Not until April 21, 2015, did Luna Loa actually take title to the property, which had earlier been owned by D.R. Horton/ Schuler Homes. The nominal price, reflected in the conveyance tax paid as well as property tax records maintained by the county, was $1 million. It is unlikely that this was a cash transfer. More likely, the payment was made in the form of excess housing credits.
Records reviewed by Environment Hawai‘i at the county Office of Housing and Community Development (OHCD) did not include a purchase and sale agreement similar to the one in the file for West View Developments. However, the deed transferring title to Luna Loa refers to a purchase and sale agreement made on January 2, when Luna Loa had been in existence for just over two weeks. That agreement is unrecorded, but the log of Luna Loa credits prepared by OHCD does mention a transfer of 30 credits to D.R. Horton Homes.
That same log indicates that Luna Loa had begun selling off credits even before it took title to the Waikoloa property. In March, an entry in the log shows Luna Loa had sold four credits, at $50,000 each, to RCFC Kaloko Heights.
And the sale of credits continued even after Luna Loa had sold the property to an entity called K00674 Waikoloa, LP. That sale occurred on April 21, the same day that Luna Loa had itself taken title.
In other words, Luna Loa owned the property for less than a day, and yet had received 212 affordable housing credits without developing so much as a single unit.
In January of 2016, Luna Loa sold three more credits to Glory Nani Mau, at $30,000 each. That allowed Glory Nani Mau to satisfy the affordable housing requirements for its 22-lot subdivision south of Hilo. Alan Rudo prepared the memo to the county Planning Department on May 24, 2016, stating that the developer had satisfied the condition.
The sales continued. In March, Luna Loa conveyed 12 credits to Moaniala Holdings, LLC, developer of the Hilo Hillside market-rate subdivision, no sale price recorded.
Inexplicably, Luna Loa acquired four credits from West View Developments in May 2016.
In 2021, the new landowner, now renamed A0674 Waikoloa LP, worked out a new affordable housing agreement with the county. Since taking title, the company had scaled back the project. It would still consist of rental units affordable to households earning less than 60 percent of the area median income. But now there would be just 60 such units, not the 106 called for in the original affordable housing agreement with Luna Loa. (Reflecting this decrease, the OHCD log of Luna Loa credits shows a deduction of 95 credits from the balance, leaving Luna Loa with 70 unsold credits.)
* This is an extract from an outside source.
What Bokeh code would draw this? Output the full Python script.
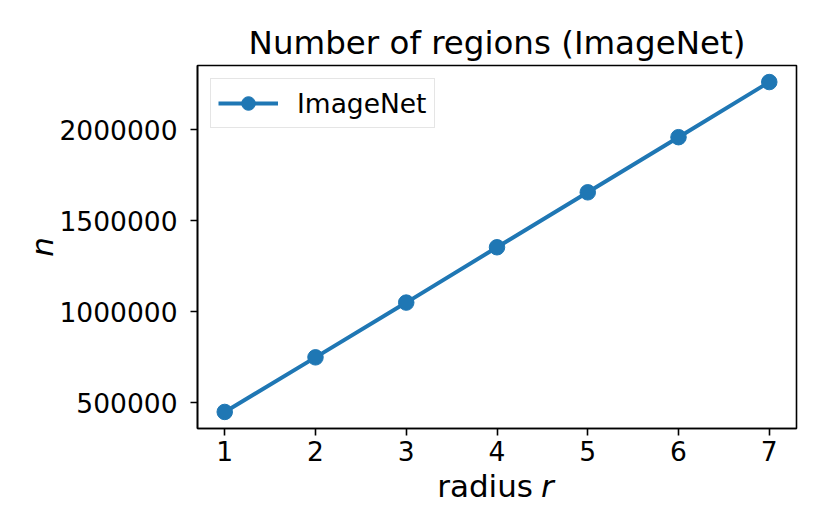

An environmental assessment for the project, to be called Kaiaulu o Waikoloa, was published in 2019. The build-out time-line in the EA stated that construction was expected to start in November of that year and continue through 2021 with a total project budget of around $30 million.
A year later, and still there was no earth turned at the site. The developer now was requesting from the Hawai‘i Housing Finance and Development Corporation an extension on its approval for tax-exempt bonds for the project, now estimated to cost $35,520,000. In a report submitted to the HHFDC board, Douglas R. Bigley, representing the developer, stated that the project had been delayed by the need to address possible unexploded ordnance, from the time in the 1940s when the area had been used as a military training ground, and also difficulties associated with the COVID-19 pandemic.
Still, Bigley stated, “Kaiaulu o Waikoloa remains a viable project and has a path to completion.” Any further delays “should be manageable within the requested timeline.”
While the timeline has been delayed, there has been progress. In March 2021, the county issued the first building permits for the project and more than a year later, work on the complex is nearing completion.